Maybe you’ve heard that two Australians and an American were murdered in Mexico recently. The three men were on a surf vacation and apparently came across a group of carjackers who had no hesitation in murdering them.
The men who were killed were Australian brothers Callum Robinson, 33, his brother Jake, 30, and their American friend Jack Carter Rhoad, 30…
The three men were on a surfing trip in Baja California and were expected to check into an Airbnb in Rosarito on April 27 but never showed up, according to Debra Robinson, Callum and Jake’s mother…
Mexican authorities have determined that the three men were killed by thieves who were looking to steal their white pickup truck in order to sell its tires…
The bodies of the victims were found about 4 miles from where they were killed, just south of the city of Ensenada. A tent the men were staying in, as well as their burned-out truck, was found nearby.
It’s a tragic story for the families involved but also not a very surprising one in this part of the world. In fact, the 50 foot deep well where the bodies of the three men were found also contained another body, unrelated to this case. The situation is bad enough that last year the State Department put out a warning to Americans about visiting parts of Mexico. The warning advised that Americans not travel to six states within Mexico and reconsider travel to seven other states including Baja.
The only really surprising thing about the murdered tourists is that they were found. Kidnapping and disappearances are very common in Mexico but resolution of these cases is relatively rare. As of last November there were 113,275 people on the missing persons registry maintained by the government. But Mexican President ALMO ordered an audit which critics saw as a way to bring the numbers down without actually solving the cases.
When López Obrador came to office in 2018 as a leftist reformer promising to reduce crime and violence, the official number of disappeared was about 53,000. His administration boosted funding for the government search commission set up to help find them.
But by 2022, the total topped 100,000. López Obrador, who often cites “other data” when disputing statistics he doesn’t like, began to express doubts about the veracity of the numbers. He ordered an exhaustive new census of the disappeared…
In December, the government released the results: Of the more than 110,964 people officially listed as disappeared as of August, only about 11% could be corroborated as missing.

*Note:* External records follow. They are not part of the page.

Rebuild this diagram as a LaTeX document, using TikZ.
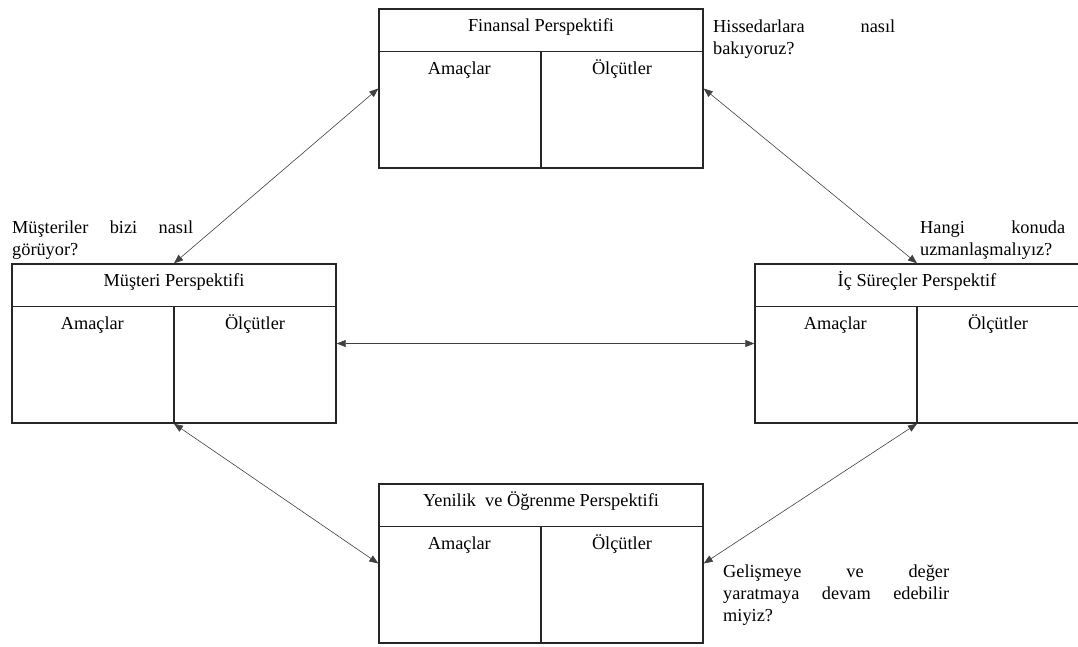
\documentclass[tikz,border=0pt]{standalone}
\usepackage{fontspec}
\setmainfont{Liberation Serif}
\usetikzlibrary{arrows.meta,calc}
\hyphenpenalty=10000
\exhyphenpenalty=10000
\tikzset{
  panel/.style={draw=black!85, line width=1.4pt, minimum width=324pt, minimum height=159pt, inner sep=0pt},
  rule/.style={draw=black!85, line width=1.4pt},
  txt/.style={font=\fontsize{18.3}{22}\selectfont, inner sep=0pt, anchor=base},
  note/.style={font=\fontsize{18.3}{22}\selectfont, inner sep=0pt, align=justify, anchor=base west},
  link/.style={draw=black!75, line width=0.6pt, {Triangle[length=9pt,width=7pt]}-{Triangle[length=9pt,width=7pt]}}
}
% one perspective panel: name, centre, title
\newcommand\bscpanel[3]{%
  \node[panel] (#1) at (#2) {};
  \draw[rule] ($(#1.north west)+(0,43)$) -- ($(#1.north east)+(0,43)$);
  \draw[rule] ($(#1.north)+(0,43)$) -- (#1.south);
  \node[txt] (#1-t) at ($(#1.north)+(0,23)$) {#3};
  \node[txt] (#1-a) at ($(#1.north west)+(81,66)$) {Amaçlar};
  \node[txt] (#1-o) at ($(#1.north)+(81,66)$) {Ölçütler};
}
\begin{document}
\begin{tikzpicture}[x=1pt,y=-1pt]
\useasboundingbox (0,0) rectangle (1078,646);
\bscpanel{fin}{541,88.5}{Finansal Perspektifi}
\bscpanel{cus}{174,343.5}{Müşteri Perspektifi}
\bscpanel{int}{917,343.5}{İç Süreçler Perspektif}
\bscpanel{lrn}{541,563.5}{Yenilik\ \ ve Öğrenme Perspektifi}

\draw[link] (fin.west) -- (cus.north);
\draw[link] (fin.east) -- (int.north);
\draw[link] (cus.east) -- (int.west);
\draw[link] (cus.south) -- (lrn.west);
\draw[link] (int.south) -- (lrn.east);

\node[note, text width=182pt] (q1) at (713,32) {Hissedarlara nasıl bakıyoruz?};
\node[note, text width=181pt] (q2) at (12,233) {Müşteriler bizi nasıl görüyor?};
\node[note, text width=145pt] (q3) at (920,233) {Hangi konuda uzmanlaşmalıyız?};
\node[note, text width=226pt] (q4) at (723,577) {Gelişmeye ve değer\linebreak yaratmaya devam edebilir\linebreak miyiz?};
\end{tikzpicture}
\end{document}
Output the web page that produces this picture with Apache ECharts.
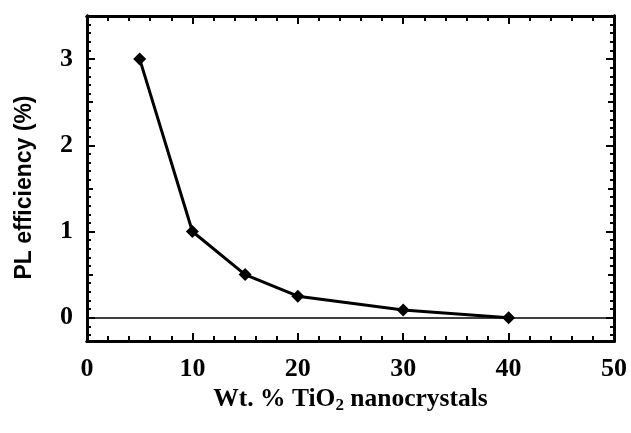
<!DOCTYPE html>
<html>
<head>
<meta charset="utf-8">
<script src="https://cdn.jsdelivr.net/npm/echarts@6/dist/echarts.min.js"></script>
<style>
html,body{margin:0;padding:0;background:#fff;}
#chart{width:631px;height:433px;}
</style>
</head>
<body>
<div id="chart"></div>
<script>
// Data
const wtPercent = [5, 10, 15, 20, 30, 40];
const plEfficiency = [3.0, 1.0, 0.5, 0.25, 0.09, 0.0];

// Tick labels / tick values
const xMajorTicks = [0, 10, 20, 30, 40, 50];
const xMinorTicks = [2, 4, 6, 8, 12, 14, 16, 18, 22, 24, 26, 28, 32, 34, 36, 38, 42, 44, 46, 48];
const yMajorTicks = [0, 1, 2, 3];
const yMediumTicks = [0.5, 1.5, 2.5];
const yMinorTicks = [-0.2, -0.1, 0.1, 0.2, 0.3, 0.4, 0.6, 0.7, 0.8, 0.9,
  1.1, 1.2, 1.3, 1.4, 1.6, 1.7, 1.8, 1.9,
  2.1, 2.2, 2.3, 2.4, 2.6, 2.7, 2.8, 2.9,
  3.1, 3.2, 3.3, 3.4];

const X_MIN = 0, X_MAX = 50, Y_MIN = -0.27, Y_MAX = 3.5;
const serif = '"Liberation Serif", "Times New Roman", serif';
const sans = '"Liberation Sans", Arial, sans-serif';

function xAx(pos, ticks, len, opts) {
  return Object.assign({
    type: 'value', position: pos, min: X_MIN, max: X_MAX,
    splitLine: { show: false },
    axisLine: { show: true, onZero: false, lineStyle: { color: '#000', width: 3 } },
    axisTick: { show: true, inside: true, length: len, customValues: ticks, lineStyle: { color: '#000', width: 2 } },
    axisLabel: { show: false }
  }, opts || {});
}
function yAx(pos, ticks, len, opts) {
  return Object.assign({
    type: 'value', position: pos, min: Y_MIN, max: Y_MAX,
    splitLine: { show: false },
    axisLine: { show: true, onZero: false, lineStyle: { color: '#000', width: 3 } },
    axisTick: { show: true, inside: true, length: len, customValues: ticks, lineStyle: { color: '#000', width: 2 } },
    axisLabel: { show: false }
  }, opts || {});
}

const chart = echarts.init(document.getElementById('chart'), null, { renderer: 'canvas' });
chart.setOption({
  animation: false,
  backgroundColor: '#fff',
  grid: { left: 87, right: 17, top: 16, bottom: 92, containLabel: false },
  xAxis: [
    xAx('bottom', xMajorTicks, 8, {
      axisLabel: {
        show: true, customValues: xMajorTicks, margin: 15,
        color: '#000', fontFamily: serif, fontWeight: 'bold', fontSize: 26
      },
      name: '{a|Wt. % TiO}{s|2}{a| nanocrystals}',
      nameLocation: 'middle', nameGap: 40,
      nameTextStyle: {
        rich: {
          a: { color: '#000', fontFamily: serif, fontWeight: 'bold', fontSize: 25.5 },
          s: { color: '#000', fontFamily: serif, fontWeight: 'bold', fontSize: 17, padding: [12, 0, 0, 0] }
        }
      }
    }),
    xAx('bottom', xMinorTicks, 5),
    xAx('top', xMajorTicks, 8),
    xAx('top', xMinorTicks, 5)
  ],
  yAxis: [
    yAx('left', yMajorTicks, 8, {
      axisLabel: {
        show: true, customValues: yMajorTicks, margin: 14,
        color: '#000', fontFamily: serif, fontWeight: 'bold', fontSize: 26
      },
      name: 'PL efficiency (%)',
      nameLocation: 'middle', nameGap: 51, nameRotate: 90,
      nameTextStyle: { color: '#000', fontFamily: sans, fontWeight: 'bold', fontSize: 23, padding: [0, 18, 0, 0] }
    }),
    yAx('left', yMediumTicks, 6),
    yAx('left', yMinorTicks, 4),
    yAx('right', yMajorTicks, 8),
    yAx('right', yMediumTicks, 6),
    yAx('right', yMinorTicks, 4)
  ],
  series: [{
    type: 'line',
    xAxisIndex: 0, yAxisIndex: 0,
    data: wtPercent.map((x, i) => [x, plEfficiency[i]]),
    symbol: 'diamond', symbolSize: 13,
    itemStyle: { color: '#000' },
    lineStyle: { color: '#000', width: 3 },
    markLine: {
      silent: true, symbol: 'none', label: { show: false },
      lineStyle: { color: '#000', width: 1.5, type: 'solid' },
      data: [{ yAxis: 0 }]
    },
    z: 3
  }]
});
</script>
</body>
</html>
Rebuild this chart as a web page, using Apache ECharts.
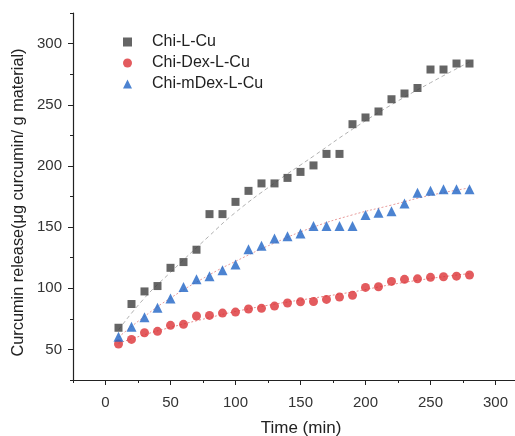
<!DOCTYPE html>
<html>
<head>
<meta charset="utf-8">
<script src="https://cdn.jsdelivr.net/npm/echarts@6/dist/echarts.min.js"></script>
<style>html,body{margin:0;padding:0;background:#fff;}#c{width:515px;height:436px;}</style>
</head>
<body>
<div id="c"></div>
<script>
var time = [10,20,30,40,50,60,70,80,90,100,110,120,130,140,150,160,170,180,190,200,210,220,230,240,250,260,270,280];
var chiL = [67.7,87.1,97.4,101.8,116.7,121.4,131.5,160.6,160.6,170.6,179.6,185.7,185.7,190.2,195.1,200.4,209.8,209.8,234.1,239.6,244.5,254.5,259.2,263.7,278.8,278.8,283.7,283.7];
var chiDex = [54.4,58.2,63.6,64.8,69.7,70.5,77.3,77.8,79.7,80.5,83,83.6,85.4,87.9,88.9,89.2,90.9,92.8,94.2,100.7,101.2,105.6,107.3,107.7,108.9,109.4,109.9,110.8];
var chiMDex = [60.4,68.5,76.2,84.1,91.7,101,107.3,109.9,114.8,119.5,131.8,134.7,140.7,142.5,144.8,150.8,150.8,150.8,150.8,159.8,161.7,163,169.3,178,179.6,181,181,181];
var fitTime = [10,30,50,80,100,130,160,190,220,250,280];
var fitChiL = [66,92,113,143,162,186,208,230,250,268,285];
var fitChiDex = [55,62,68,76,81,87,92,97,103,108,112];
var fitChiMDex = [60,77,92,111,122,137,150,160,168,176,182];
var xMajor = [0,50,100,150,200,250,300];
var yMajor = [50,100,150,200,250,300];
var names = ['Chi-L-Cu','Chi-Dex-L-Cu','Chi-mDex-L-Cu'];

function pairs(xs, ys){ return xs.map(function(x,i){ return [x, ys[i]]; }); }
var font = 'Liberation Sans, Arial, sans-serif';
var chart = echarts.init(document.getElementById('c'));
var lineCol = '#222';
chart.setOption({
  animation: false,
  grid: {left: 73, right: 0, top: 13, bottom: 56, containLabel: false, outerBoundsMode: 'none'},
  legend: {
    orient: 'vertical', left: 118, top: 29, itemWidth: 9, itemHeight: 9, itemGap: 5,
    textStyle: {fontFamily: font, fontSize: 16, color: '#222', lineHeight: 16, padding: [0,0,0,15]},
    data: names
  },
  xAxis: [{
    type: 'value', min: -25, max: 315, interval: 25,
    axisLine: {show: true, onZero: false, lineStyle: {color: lineCol, width: 1.2}},
    axisTick: {show: true, length: 3, lineStyle: {color: lineCol}},
    axisLabel: {show: false}, splitLine: {show: false}
  },{
    type: 'value', min: -25, max: 315, position: 'bottom',
    axisLine: {show: false, onZero: false},
    axisTick: {show: true, length: 5, customValues: xMajor, lineStyle: {color: lineCol}},
    axisLabel: {show: true, customValues: xMajor, margin: 15, fontFamily: font, fontSize: 15, color: '#333'},
    splitLine: {show: false},
    name: 'Time (min)', nameLocation: 'middle', nameGap: 40,
    nameTextStyle: {fontFamily: font, fontSize: 17, color: '#222', padding: [0,0,0,14]}
  }],
  yAxis: [{
    type: 'value', min: 25, max: 325, interval: 25,
    axisLine: {show: true, onZero: false, lineStyle: {color: lineCol, width: 1.2}},
    axisTick: {show: true, length: 3, lineStyle: {color: lineCol}},
    axisLabel: {show: false}, splitLine: {show: false}
  },{
    type: 'value', min: 25, max: 325, position: 'left',
    axisLine: {show: false, onZero: false},
    axisTick: {show: true, length: 5, customValues: yMajor, lineStyle: {color: lineCol}},
    axisLabel: {show: true, customValues: yMajor, margin: 11, fontFamily: font, fontSize: 15, color: '#333'},
    splitLine: {show: false},
    name: 'Curcumin release(μg curcumin/ g material)', nameLocation: 'middle', nameGap: 34,
    nameTextStyle: {fontFamily: font, fontSize: 16.3, color: '#222', padding: [0,12,0,0]}
  }],
  series: [
    {type: 'line', data: pairs(fitTime, fitChiL), smooth: true, symbol: 'none', silent: true,
     lineStyle: {color: '#b0b0b0', width: 1, type: [4,3]}, z: 1},
    {type: 'line', data: pairs(fitTime, fitChiDex), smooth: true, symbol: 'none', silent: true,
     lineStyle: {color: '#e78a8a', width: 1, type: [2,2]}, z: 1},
    {type: 'line', data: pairs(fitTime, fitChiMDex), smooth: true, symbol: 'none', silent: true,
     lineStyle: {color: '#e79a9a', width: 1, type: [2,2]}, z: 1},
    {name: names[0], type: 'scatter', symbol: 'rect', symbolSize: 8, data: pairs(time, chiL),
     itemStyle: {color: '#3f3f3f'}, z: 3},
    {name: names[1], type: 'scatter', symbol: 'circle', symbolSize: 9, data: pairs(time, chiDex),
     itemStyle: {color: '#dc3236'}, z: 3},
    {name: names[2], type: 'scatter', symbol: 'triangle', symbolSize: 10, data: pairs(time, chiMDex),
     itemStyle: {color: '#1f64c6'}, z: 3}
  ]
});
</script>
</body>
</html>
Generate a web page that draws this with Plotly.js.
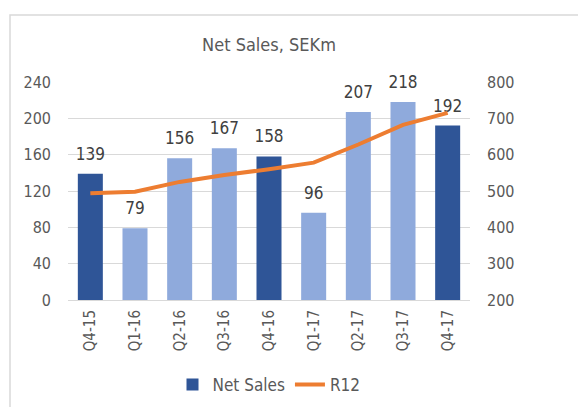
<!DOCTYPE html>
<html>
<head>
<meta charset="utf-8">
<script src="https://cdn.plot.ly/plotly-3.0.1.min.js"></script>
<style>html,body{margin:0;padding:0;background:#fff;}#chart{width:578px;height:407px;}</style>
</head>
<body>
<div id="chart"></div>
<script>
const categories = ["Q4-15","Q1-16","Q2-16","Q3-16","Q4-16","Q1-17","Q2-17","Q3-17","Q4-17"];
const netSales = [139, 79, 156, 167, 158, 96, 207, 218, 192];
const r12 = [494, 498, 525, 544, 560, 578, 628, 682, 715];
const barColors = ["#2F5597","#8FAADC","#8FAADC","#8FAADC","#2F5597","#8FAADC","#8FAADC","#8FAADC","#2F5597"];
const leftTicks = [0, 40, 80, 120, 160, 200, 240];
const rightTicks = [200, 300, 400, 500, 600, 700, 800];

const FONT = "'DejaVu Sans Condensed', 'Liberation Sans Narrow', sans-serif";
const TXT = "#595959";

const traces = [
  {
    type: "bar",
    name: "Net Sales",
    x: categories,
    y: netSales,
    marker: {color: barColors},
    hoverinfo: "x+y"
  },
  {
    type: "scatter",
    mode: "markers+text",
    name: "labels",
    showlegend: false,
    x: categories,
    y: netSales,
    text: netSales.map(String),
    textposition: "top center",
    cliponaxis: false,
    marker: {size: 14, color: "rgba(0,0,0,0)"},
    textfont: {family: FONT, size: 17, color: "#404040"},
    hoverinfo: "skip"
  },
  {
    type: "scatter",
    mode: "lines",
    name: "R12",
    x: categories,
    y: r12,
    yaxis: "y2",
    line: {color: "#ED7D31", width: 4}
  }
];

const layout = {
  width: 578, height: 407,
  margin: {l: 68, r: 108, t: 82, b: 107},
  paper_bgcolor: "#fff", plot_bgcolor: "#fff",
  font: {family: FONT, color: TXT, size: 15},
  title: {text: "Net Sales, SEKm", x: 0.5, xref: "paper", xanchor: "center", y: 1 - 45/407, yanchor: "middle", font: {family: FONT, size: 18, color: TXT}},
  bargap: 0.44,
  showlegend: true,
  legend: {orientation: "h", x: 0.5, xanchor: "center", xref: "paper", yref: "container", y: 1 - 385/407, yanchor: "middle", font: {family: FONT, size: 17, color: TXT}},
  xaxis: {
    type: "category",
    range: [-0.5, categories.length - 0.5],
    tickangle: -90,
    tickfont: {family: FONT, size: 15, color: TXT},
    showgrid: false, zeroline: false, showline: false,
    ticks: "", ticklabelstandoff: 6
  },
  yaxis: {
    range: [0, 240], tickvals: leftTicks, ticktext: leftTicks.map(String),
    showgrid: true, gridcolor: "#D9D9D9", gridwidth: 1,
    zeroline: true, zerolinecolor: "#D9D9D9", zerolinewidth: 1,
    showline: false, ticks: "", ticklabelstandoff: 16,
    tickfont: {family: FONT, size: 16, color: TXT}
  },
  yaxis2: {
    overlaying: "y", side: "right",
    range: [200, 800], tickvals: rightTicks, ticktext: rightTicks.map(String),
    showgrid: false, zeroline: false, showline: false, ticks: "", ticklabelstandoff: 16,
    tickfont: {family: FONT, size: 16, color: TXT}
  },
  shapes: [{
    type: "rect", xref: "paper", yref: "paper",
    x0: (10 - 68) / 402, x1: (590 - 68) / 402,
    y0: (300 - 420) / 218, y1: (300 - 15) / 218,
    line: {color: "#D9D9D9", width: 1.5}, fillcolor: "rgba(0,0,0,0)", layer: "below"
  }]
};

Plotly.newPlot("chart", traces, layout, {displayModeBar: false, staticPlot: true});
</script>
</body>
</html>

But the same article opens with the story of a mother whose son disappeared in 2020. She got a call from the auditors working on the list.
“We have information that your brother has appeared,” he told her. “We would like to have an interview with him.”
That was news to her. She checked with relatives, her brother’s friends, his old co-workers, the police and the hospital where he worked in the port city of Veracruz. No one had seen or heard from Osvaldo Julián García Colorado since October 2020.
“It was all a lie. My brother is still disappeared,” she said. “And everything was the same.”
Karla Quintana, the lawyer who headed the search for the missing quit her job last August. She had nothing good to say about ALMO’s audit.
“The intent is, clearly and regrettably, to lower the numbers of disappeared people” without them necessarily having been found, Karla Quintana, a long-time human rights expert, said during a university seminar last week.
Quintana also said she resigned from her post as director of the search commission in August because she opposes the review and planned changes to the registry. It’s unclear what those changes will be when the review is over.
The bottom line is that the real situation is probably even worse than the numbers suggest and it seems to still be growing.
In 2017, state prosecutors opened about 760 disappearance investigations in Baja California. In five years, the number jumped more than threefold, according to Elementa DDHH.
“This is an ongoing phenomenon, and it’s increasing exponentially,” said Ms. Demichelis, adding that several factors are contributing to the worsening disappearance crisis in Baja California, such as drug trafficking, internal displacement, migration and gender violence.
Most of the missing are either Mexican nationals or migrants passing through, but as of last year there were at least 558 Americans missing in Mexico. If you choose to visit parts of Mexico at this point, you are taking a real risk.